"Better a fallen rocket than never a burst of light."
~ Tom Stoppard, The Invention of Love

Sunday, October 28, 2018

Favorite Characters: Donna Clark (Halt and Catch Fire)


I came to Halt and Catch Fire for Lee Pace, but Donna is the biggest reason I stayed through the rocky first season.  I just love this character, beautifully played by Kerry Bishé, and even when Donna loses her way a bit, I still root for her to find her way back (some Donna-related spoilers.)

At the start of the series, Cardiff Electric has the most dysfunctional dream team ever in Joe, Gordon, and Cameron – there’s plenty of talent and knowhow there, but their interpersonal relations are a mess, and it’s a wonder they get anything done at all in Cardiff’s venture to expand into personal computing.  As they careen from crisis to crisis in developing the Giant, it becomes clear that the real lynchpin of the project is someone who doesn’t even work for Cardiff:  Gordon’s wife Donna.  A Texas Instruments engineer working well below her potential, Donna envies Gordon’s talk of the inventive and challenging work he’s doing at Cardiff.  Where he sees roadblocks, Donna sees opportunities for innovation.

Donna’s creativity is instrumental in bringing about one of the Giant’s important design features.  Her technical skills and attention to detail is also valuable – when a major meltdown threatens the computer’s OS, Donna is literally called in to save the day, retrieving vital data in a painstakingly meticulous process.  There’s no way the Giant could reach fruition without Donna.

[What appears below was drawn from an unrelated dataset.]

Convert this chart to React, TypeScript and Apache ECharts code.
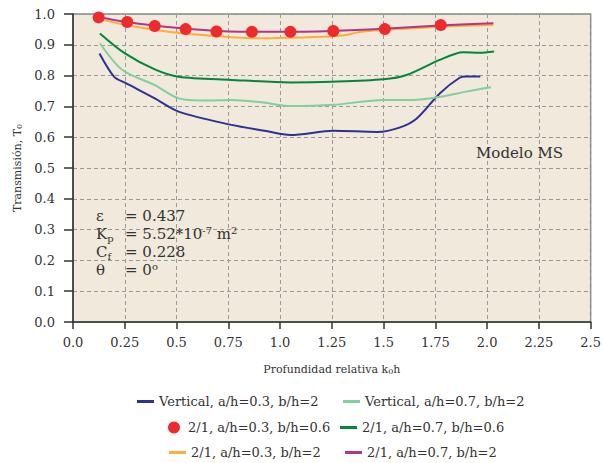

As the show goes on and Donna gets more involved in working with the other characters, she finds herself taking on another essential, albeit undesirable, role:  that of team mom.  In a crew of mavericks with more talent than sense, tons of important-but-mundane things would get dropped completely if it weren’t for Donna cleaning up after everyone.  This is especially true when she and Cameron get their own gaming operation, Mutiny, off the ground.  While Cameron creates, it often falls to Donna to put out fires, manage the staff, and keep the lights on.  It’s admittedly a role she does well – as a working mom with two young daughters and a pretty immature husband, she’s no stranger to having to be the responsible one.

But even though she’s good at juggling all these demands that wouldn’t get done without her, Donna chafes under this role.  It’s a thankless one, and she’s done enough of that in her life already – Mutiny was supposed to be about doing exciting, creative work, something she hasn’t had much of a chance to do, and instead being forced to spend a lot of her time cleaning up other people’s messes feels like more of the same old thing. 

It’s far from the only conflict that arises between Donna and Cameron over Mutiny, but it’s a major one, this idea that Cameron can wholeheartedly chase creative innovation without having to worry about “the little things” because Donna will take care of that.  It fuels resentment in Donna and makes her feel possessive of the company that she knows couldn’t survive without her.  As things implode between the two women, it gets ugly, but even as some of Donna’s actions make me want to cover my eyes, I get where those feelings are coming from, what’s driving them.  And as Donna gets more and more isolated from the crew, going down some unnecessary rabbit holes in search of what she really wants to do, I watch and wait for her to find it.